Un autre secteur dans lequel les Japonais voudraient bien étendre leur présence est celui des jeux vidéo, en particulier les logiciels de jeux. Il est vrai qu’au niveau du matériel, les Japonais – Nintendo avec la Wii et la DS et Sony avec la PlayStation – dominent le marché. “Les Japonais ne sont pas encore au top”, reconnaissait Wada Yôichi, patron de Square Enix, l’un des leaders japonais du secteur, lors d’une conférence au Tokyo Game Show qui a eu lieu du 9 au 12 octobre 2008. Pour lui comme pour les organisateurs de cette manifestation, les Japonais sont en mesure de détrôner les sociétés occidentales comme EA ou Activision qui dominent encore les marchés européens et américains. Mais pour y parvenir, ils doivent faire preuve d’une plus grande ouverture, en produisant des jeux qui soient moins “japonais”. Un point de vue qui est partagé par Morishita Kazuki, patron de Gung Ho, autre entreprise du secteur plus spécialisée dans les jeux en ligne. Dans un entretien accordé en novembre 2008 au magazine économique Keizaikai, il expliquait son désir de faire de Gung Ho “une entreprise de divertissement globale”, soulignant la nécessité de conquérir les marchés extérieurs. Le succès aux Philippines d’un rassemblement autour de Ragnarok Online, jeu en ligne massivement multijoueur développé par Gung Ho, auquel ont particpé quelque 30 000 personnes, le conforte dans ses convictions.

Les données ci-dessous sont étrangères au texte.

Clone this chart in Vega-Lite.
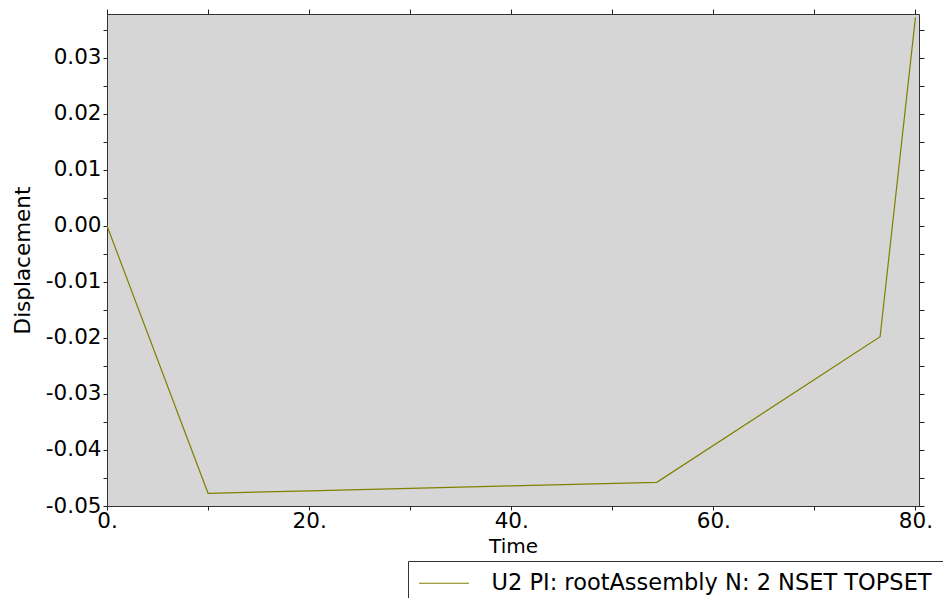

L’accent mis par ces dirigeants d’entreprises spécialisées traduit bien la prise de conscience générale des acteurs de l’industrie du contenu. Tout comme les responsables politiques japonais qui jouent désormais un rôle de VRP auprès des Occidentaux pour promouvoir la culture populaire de leur pays, les industriels semblent être sur la même longueur d’onde. C’est un moment important, car rappelons-nous que dans l’histoire du Japon d’après-guerre, l’alliance stratégique de l’Etat et du secteur privé a toujours permis à l’économie japonaise de faire des miracles et de surprendre le reste du monde. Et en ces temps de difficultés économiques, nous ferions bien de ne pas l’oublier. Le monde avance, le Japon accélère.